Figure 1: The new NVIDIA T4 GPU for datacenter AI is based on the same Turing architecture NVIDIA recently unveiled for real time ray tracing using AI. NVIDIA
The software side of the story is based on the 5th release of NVIDIA TensorRT, which provides the preprocessing of the neural network to optimize its execution (branch trimming, sparse matrix optimization, etc.) on the new device, as well as run-time libraries to support the execution. TensorRT 5 also supports Kubernetes containerization, load balancing, dynamic batching, and turnkey resource management to help cloud service providers put these new GPUs into their infrastructure. TensorRT 5 also features support for Google Neural Machine Translation (GNMT).

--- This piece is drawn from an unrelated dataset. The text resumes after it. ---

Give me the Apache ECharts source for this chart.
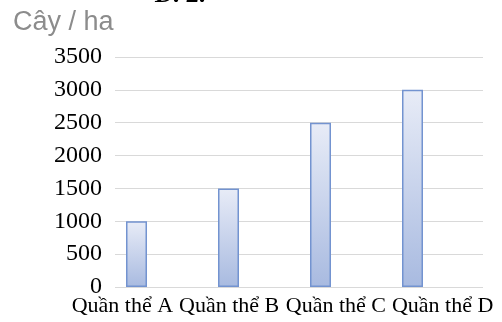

NVIDIA has been struggling to establish its place in AI inference processing in the datacenter for two reasons:
- Inference at scale is just getting started, and much or most of that processing can be handled today by Intel Xeon (or AMD EPYC) CPUs. The primary use case has been for low-resolution still images, such as those uploaded by Facebook users, so there has been little need for the power of a GPU in inference processing.
- NVIDIA does not break down its datacenter business by AI vs. HPC vs. Virtual Desktop Infrastructure, much less AI training vs. inference. It can’t or won’t say how many GPUs are already being used for inference.
As more applications for processing streaming video for branding, security, and marketing are developed, the first challenge should fade. Additionally, now that NVIDIA has a dedicated inference GPU, we can hopefully look forward to use cases. Perhaps we’ll even get an indication of the volume of inference processing the company is able to capture.
Finally, I would point out that there are dozens of startups targeting inference, with the potential to match (and maybe exceed) the performance and efficiency of the Tesla T4. Unlike AI training, this will not likely be a one-horse race. For now though, most of these startups only have PowerPoint. NVIDIA now has a real dedicated inference engine to sell.